No Dough Boys is a 1944 short subject directed by Jules White starring American slapstick comedy team The Three Stooges (Moe Howard, Larry Fine and Curly Howard). It is the 82nd entry in the series released by Columbia Pictures starring the comedians, who released 190 shorts for the studio between 1934 and 1959.

Plot
The Stooges are dressed in yellowface as Japanese soldiers for a photo shoot; their boss (John Tyrrell) tells them to go on a lunch break but they have to keep their costumes on to finish the photo shoot quickly.

Meanwhile, in the restaurant the Stooges are about to go to, the manager reads a headline in the newspaper that states a Japanese submarine was destroyed offshore and three Japanese soldiers had escaped. When the Stooges arrive, the owner thinks they are the Japanese and attacks the Stooges, but they manage to escape. When they escape into the alley, they accidentally activate a hidden door. When they get inside, they meet a Nazi spy named Hugo (Vernon Dent) who mistakes them for the three Japanese, Naki (Larry), Saki (Moe), and Waki (Curly), that escaped. Just as Hugo is about to introduce them to some ladies, Curly accidentally calls them "dames" which makes Hugo realize that they are not the Japanese, but he plays along anyway.

In order to prove themselves, the Stooges have to teach the ladies jujitsu and do acrobatic tricks.
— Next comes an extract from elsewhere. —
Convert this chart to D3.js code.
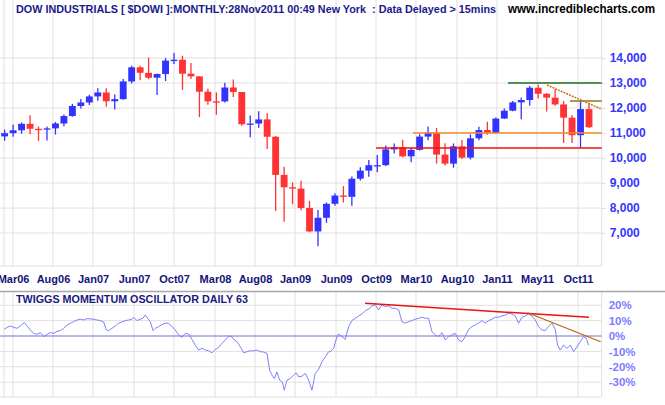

When the real Japanese arrive, the Stooges fight them, but they keep turning the lights on and off, leading them to fight the wrong persons. At the end, the Stooges come out victorious.

Cast

Credited
 Moe Howard as Moe
 Larry Fine as Larry
 Curly Howard as Curly
 Vernon Dent as Hugo 
 Christine McIntyre as Celia Zweiback

Uncredited
 Kelly Flint as Amelia Schwartzbrot
 Judy Malcolm as Stelia Pumpernickel
 Brian O'Hara as Waiter
 John Tyrrell as Photographer
 Warren Kening as Joe the photoshoot model
 William Yip as Waki
 Joe Chan as Saki 
 Orson Tanaka as Naki

Production notes
No Dough Boys was filmed on April 25–28, 1944. The film title is a play on "No-No Boys," Japanese-Americans who answered "no" to a two-part loyalty question that asked them to renounce the Japanese emperor and agree to serve in the U.S. Armed Forces. It is also a play on the nickname for American infantrymen in the previous world war, known as a doughboy.

During World War II, the Stooges made a few comedies that engaged in propaganda against the Empire of Japan, including Spook Louder, Booby Dupes, No Dough Boys and The Yoke's on Me.

The gag of smoking an imaginary pipe was used twice by Laurel and Hardy: 1937's Way Out West and 1938's Block-Heads.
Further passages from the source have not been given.